Mornings · April 20, 2026 · 4 min read

The Quiet Art of the Morning Tea Ritual

Why the four minutes between boiling water and the first sip are worth protecting.

A cup of tea with rising steam

The kettle takes about three minutes. The leaves need another one to open. During those four minutes, most of us stand in the kitchen doing something else: checking a phone, opening the fridge for no reason, rehearsing the first conversation of the day. What I've come to like about the practice is not the cup. It's the decision to leave those four minutes empty.

You don't need a special teapot, a ceremonial grade of anything, or a book on mindfulness. A kettle. A cup. Something to put in the cup. A willingness to stand still for a few minutes at the beginning of the day.

The setup, kept plain

What has stayed with me, after trying more elaborate versions and abandoning them:

A cup you like holding.

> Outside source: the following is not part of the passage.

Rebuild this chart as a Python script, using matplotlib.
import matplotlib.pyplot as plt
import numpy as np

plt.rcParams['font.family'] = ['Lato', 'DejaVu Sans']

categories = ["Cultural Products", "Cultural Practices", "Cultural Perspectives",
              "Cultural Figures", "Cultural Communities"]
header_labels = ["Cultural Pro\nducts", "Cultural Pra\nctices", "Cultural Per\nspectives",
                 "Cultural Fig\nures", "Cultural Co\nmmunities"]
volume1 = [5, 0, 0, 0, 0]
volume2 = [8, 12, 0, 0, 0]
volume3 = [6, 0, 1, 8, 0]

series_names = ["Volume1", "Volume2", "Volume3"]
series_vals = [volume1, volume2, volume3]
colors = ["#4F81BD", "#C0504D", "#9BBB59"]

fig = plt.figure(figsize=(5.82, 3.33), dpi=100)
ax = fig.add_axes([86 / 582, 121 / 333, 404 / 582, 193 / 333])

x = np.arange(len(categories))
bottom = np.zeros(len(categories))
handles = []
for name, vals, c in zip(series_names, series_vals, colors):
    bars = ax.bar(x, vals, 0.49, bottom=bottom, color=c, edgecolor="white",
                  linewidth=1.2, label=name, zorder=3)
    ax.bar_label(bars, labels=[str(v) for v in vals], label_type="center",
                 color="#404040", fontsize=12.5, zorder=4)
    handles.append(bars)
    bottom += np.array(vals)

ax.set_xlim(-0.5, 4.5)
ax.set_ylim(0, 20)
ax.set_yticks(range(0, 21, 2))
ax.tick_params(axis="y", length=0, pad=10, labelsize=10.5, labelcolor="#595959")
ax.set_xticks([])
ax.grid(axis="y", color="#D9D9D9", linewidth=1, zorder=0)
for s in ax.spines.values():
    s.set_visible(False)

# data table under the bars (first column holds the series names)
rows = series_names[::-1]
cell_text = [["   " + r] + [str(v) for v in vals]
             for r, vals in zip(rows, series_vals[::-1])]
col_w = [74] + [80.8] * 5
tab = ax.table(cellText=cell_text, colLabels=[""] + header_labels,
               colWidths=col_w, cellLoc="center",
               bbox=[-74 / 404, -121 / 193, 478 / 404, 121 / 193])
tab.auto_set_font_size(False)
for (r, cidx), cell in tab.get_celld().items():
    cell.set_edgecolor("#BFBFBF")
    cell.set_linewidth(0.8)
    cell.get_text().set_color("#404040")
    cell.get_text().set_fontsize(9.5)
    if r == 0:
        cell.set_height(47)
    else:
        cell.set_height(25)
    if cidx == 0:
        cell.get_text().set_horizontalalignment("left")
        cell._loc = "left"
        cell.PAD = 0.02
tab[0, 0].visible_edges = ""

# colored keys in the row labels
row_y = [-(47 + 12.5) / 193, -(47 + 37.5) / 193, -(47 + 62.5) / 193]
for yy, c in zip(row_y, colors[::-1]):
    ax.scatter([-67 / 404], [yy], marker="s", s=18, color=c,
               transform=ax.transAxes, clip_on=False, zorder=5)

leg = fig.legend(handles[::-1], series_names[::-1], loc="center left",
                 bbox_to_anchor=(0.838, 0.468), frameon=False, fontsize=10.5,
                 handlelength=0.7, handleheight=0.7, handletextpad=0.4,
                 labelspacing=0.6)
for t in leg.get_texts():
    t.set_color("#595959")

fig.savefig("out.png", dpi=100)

I know this sounds like a joke. It isn't. The right cup is heavier than you expect and fits the curve of your palm, and most of the pleasure of a morning cup is tactile. The wrong vessel (too thin, too cold, awkward at the lip) taxes that pleasure in a way you will feel without being able to name.

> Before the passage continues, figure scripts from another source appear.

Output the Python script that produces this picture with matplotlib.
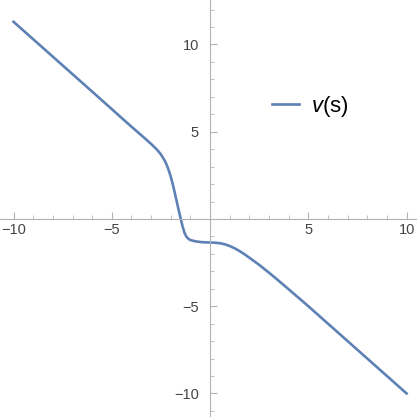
import numpy as np
import matplotlib
matplotlib.use("Agg")
import matplotlib.pyplot as plt

# values
s_vals = [-10, -8, -6, -4.5, -4, -3.5, -3.0, -2.7, -2.5, -2.3, -2.2, -2.1,
          -2.0, -1.9, -1.8, -1.7, -1.6, -1.5, -1.4, -1.3, -1.2, -1.1, -1.0,
          -0.75, -0.5, -0.25, 0, 0.25, 0.5, 0.75, 1.0, 1.25, 1.5, 1.75, 2.0,
          2.5, 3.0, 3.5, 4.0, 5, 6, 8, 10]
v_vals = [11.3, 9.3, 7.3, 5.79, 5.29, 4.8, 4.3, 3.97, 3.7, 3.33, 3.08, 2.78,
          2.42, 2.0, 1.52, 1.02, 0.52, 0.04, -0.42, -0.8, -1.02, -1.14, -1.21,
          -1.28, -1.32, -1.34, -1.35, -1.36, -1.39, -1.45, -1.55, -1.68, -1.84,
          -2.02, -2.22, -2.63, -3.08, -3.55, -4.03, -5.0, -6.0, -8.0, -10.0]

x_major = [-10, -5, 5, 10]
y_major = [-10, -5, 5, 10]
x_labels = ["\u221210", "\u22125", "5", "10"]
y_labels = ["\u221210", "\u22125", "5", "10"]

plt.rcParams['font.family'] = ['Liberation Sans', 'DejaVu Sans']
plt.rcParams['mathtext.fontset'] = 'custom'
plt.rcParams['mathtext.it'] = 'Liberation Sans:italic'
plt.rcParams['mathtext.rm'] = 'Liberation Sans'

fig = plt.figure(figsize=(4.17, 4.17), dpi=100)
ax = fig.add_axes([0, 0, 1, 1])

ax.plot(s_vals, v_vals, color="#5E81B5", lw=1.9, label=r"$v$(s)",
        solid_joinstyle="round")

ax.set_xlim(-10.69, 10.53)
ax.set_ylim(-11.35, 12.55)

axis_col = "#b3b3b3"
for side in ["top", "right"]:
    ax.spines[side].set_visible(False)
for side in ["left", "bottom"]:
    ax.spines[side].set_position(("data", 0))
    ax.spines[side].set_color(axis_col)
    ax.spines[side].set_linewidth(0.8)

ax.set_xticks(x_major)
ax.set_xticklabels(x_labels)
ax.set_yticks(y_major)
ax.set_yticklabels(y_labels)
ax.set_xticks(np.arange(-10, 11, 1), minor=True)
ax.set_yticks(np.arange(-11, 13, 1), minor=True)

ax.tick_params(axis="both", which="both", color=axis_col,
               labelcolor="#444444", labelsize=10.5, pad=3)
ax.tick_params(axis="x", which="both", direction="in")
ax.tick_params(axis="y", which="both", direction="out")
ax.tick_params(which="major", length=5, width=0.8)
ax.tick_params(which="minor", length=3, width=0.6)
# y ticks point to the right of the axis, labels stay on the left
for t in ax.yaxis.get_major_ticks() + ax.yaxis.get_minor_ticks():
    t.tick1line.set_marker(matplotlib.markers.TICKRIGHT)

ax.legend(loc="center left", bbox_to_anchor=(0.604, 0.745),
          frameon=False, fontsize=16, handlelength=1.2,
          handletextpad=0.55)

fig.savefig("out.png", dpi=100)
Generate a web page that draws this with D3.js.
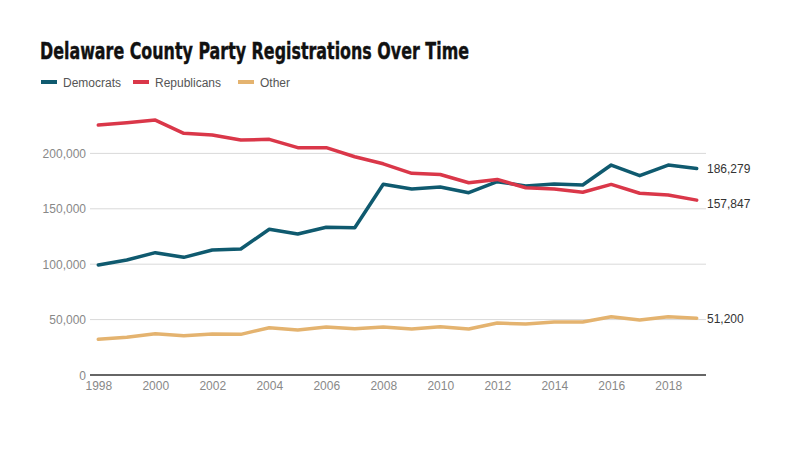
<!DOCTYPE html>
<html>
<head>
<meta charset="utf-8">
<script src="https://cdn.jsdelivr.net/npm/d3@7"></script>
<style>
  body { margin: 0; background: #fff; }
  svg text { font-family: "Liberation Sans", Arial, sans-serif; }
</style>
</head>
<body>
<div class="chart"></div>
<script>
const years = d3.range(1998, 2020);
const democrats = [99300, 103800, 110400, 106200, 112800, 113700, 131500, 127300, 133300, 132900,
  172100, 167900, 169700, 164500, 174500, 170600, 172400, 171500, 189500, 179900, 189500, 186279];
const republicans = [225600, 227700, 230100, 218100, 216600, 212100, 212700, 205200, 205200, 197000,
  190600, 182000, 181000, 173500, 176500, 169000, 167900, 164900, 172000, 164000, 162500, 157847];
const other = [32200, 34000, 37300, 35500, 37000, 36700, 42700, 40600, 43300, 41800,
  43300, 41500, 43600, 41500, 46900, 46000, 47800, 47800, 52600, 49600, 52600, 51200];
const seriesNames = ['Democrats', 'Republicans', 'Other'];
const colors = ['#0f5a6f', '#da3749', '#e4b36f'];
const yTicks = [0, 50000, 100000, 150000, 200000];
const xTicks = [1998, 2000, 2002, 2004, 2006, 2008, 2010, 2012, 2014, 2016, 2018];

const series = [democrats, republicans, other];
// small nudge so end labels don't crowd each other
const labelNudge = [0, 3, 0];

const svg = d3.select('.chart').append('svg')
  .attr('width', 800)
  .attr('height', 450);

svg.append('text')
  .text('Delaware County Party Registrations Over Time')
  .attr('x', 40)
  .attr('y', 59)
  .style('font-family', '"Liberation Sans Narrow", "DejaVu Sans Condensed", sans-serif')
  .style('font-weight', 'bold')
  .attr('font-size', '23px')
  .attr('textLength', 429)
  .attr('lengthAdjust', 'spacingAndGlyphs')
  .attr('stroke', '#111')
  .attr('stroke-width', 0.4)
  .attr('fill', '#111');

// legend
const legendX = [41, 133, 238];
const legend = svg.append('g').selectAll('g')
  .data(seriesNames)
  .enter()
  .append('g')
  .attr('transform', (d, i) => `translate(${legendX[i]}, 82)`);
legend.append('line')
  .attr('x1', 0).attr('x2', 16)
  .attr('stroke', (d, i) => colors[i])
  .attr('stroke-width', 4);
legend.append('text')
  .text(d => d)
  .attr('x', 22)
  .attr('y', 4.5)
  .attr('font-size', '12px')
  .attr('fill', '#555');

const margin = { left: 90, right: 706, top: 110, bottom: 375 };

const x = d3.scaleLinear()
  .domain([1998, 2019])
  .range([98.3, 696.7]);

const y = d3.scaleLinear()
  .domain([0, 200000])
  .range([375, 153.4]);

// gridlines
svg.append('g')
  .selectAll('line')
  .data(yTicks.filter(d => d > 0))
  .enter()
  .append('line')
  .attr('x1', margin.left)
  .attr('x2', margin.right)
  .attr('y1', d => y(d))
  .attr('y2', d => y(d))
  .attr('stroke', '#d9d9d9')
  .attr('stroke-width', 1);

// y labels
svg.append('g')
  .selectAll('text')
  .data(yTicks)
  .enter()
  .append('text')
  .text(d => d3.format(',')(d))
  .attr('x', 86)
  .attr('y', d => y(d) + 4.5)
  .attr('text-anchor', 'end')
  .attr('font-size', '12px')
  .attr('fill', '#888');

// x axis
const xAxis = svg.append('g')
  .attr('transform', `translate(0, ${margin.bottom})`)
  .call(d3.axisBottom(x).tickValues(xTicks).tickFormat(d3.format('d')).tickSize(0).tickPadding(6));
xAxis.select('.domain').remove();
xAxis.append('line')
  .attr('x1', margin.left)
  .attr('x2', margin.right)
  .attr('stroke', '#333')
  .attr('stroke-width', 1.5);
xAxis.selectAll('text')
  .attr('font-size', '12px')
  .attr('fill', '#888')
  .style('font-family', '"Liberation Sans", Arial, sans-serif');

const line = d3.line()
  .x((d, i) => x(years[i]))
  .y(d => y(d));

svg.append('g')
  .selectAll('path')
  .data(series)
  .enter()
  .append('path')
  .attr('d', d => line(d))
  .attr('fill', 'none')
  .attr('stroke', (d, i) => colors[i])
  .attr('stroke-width', 3.5)
  .attr('stroke-linejoin', 'round')
  .attr('stroke-linecap', 'round');

// end labels
svg.append('g')
  .selectAll('text')
  .data(series)
  .enter()
  .append('text')
  .text(d => d3.format(',')(d[d.length - 1]))
  .attr('x', 707)
  .attr('y', (d, i) => y(d[d.length - 1]) + 4.5 + labelNudge[i])
  .attr('font-size', '12px')
  .attr('fill', '#333');
</script>
</body>
</html>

A source of heat that makes a sound. An electric kettle that clicks off is fine. A stovetop kettle that whistles is better because it announces itself, and the announcement is part of the thing. The sound marks the transition from the standing-still minute to the pouring minute.

A tea you chose on purpose. Black if you want the day to start decisively. Green for a gentler edge. Oolong if you like a cup that changes character between the first and the last sip. The brand matters less than the decision. Open the tin of whatever you actually want, not whatever was on sale.

What to do during the four minutes

The temptation is to fill the wait. Resist it on purpose. The entire value of a morning tea ritual is that it carves out a protected, useless stretch of time in the first ten minutes of the day. Nothing productive happens. No decisions need to be made.

Stand by the counter. Look at the room. Notice the quality of the light. If the window faces east, the light in April moves visibly during the four minutes. You can watch it travel from the edge of the table to the handle of the drawer. If that sounds precious, try it for a week before judging.

If standing feels strange at first, warm the cup while you wait. Rinse it with hot water and pour it out. This also keeps the tea from dropping twenty degrees the moment it hits cold ceramic, which is the real reason tea-makers do it.

The ritual is in the decision to leave the four-minute window empty.

The first sip is not for pleasure

The first sip of a morning cup is usually too hot. You take it anyway. A warm liquid you chose and prepared is a different signal than a warm liquid handed to you by a machine. The first sip announces, without saying it, that a day has begun and that you are present for its beginning.

The second sip is the one you enjoy. Drink it slowly. Drink it in the same spot every morning if you can: the same chair, the same angle of window, the same view of whatever small corner of the world you happen to own or rent. Repetition is how rituals deepen.

What it is not

Not a meditation, though it borrows something from the posture of one. Not a productivity hack, though the two or three hours that follow tend to be better. It's not a statement about tea over coffee, either. The whole thing transposes to coffee without loss, provided you keep the four-minute window empty. A pour-over takes roughly four minutes on purpose.

There is no audience. The room is not grading. Miss a day. Miss a week. Come back on a Tuesday without ceremony. The cup will be there, which is most of the comfort of it.

Why this, and why now

We tend to overrate large life changes and underrate the small ones we can install by Friday. A morning tea ritual takes no equipment, costs about a dollar a week in leaves, and asks for eight minutes of your morning. In return, it gives you a reliable daily moment that is yours before anything else claims you: the dog, the calendar, the inbox, the news. That is a small thing to buy with a cup of water and a minute of attention, and it accumulates.

If you already have a version of this, you don't need to add to it. If you don't, tomorrow morning, before you pick up the phone, boil water and stand still for four minutes. See what the room looks like from that corner at that hour. Drink the cup. The day can have you after that.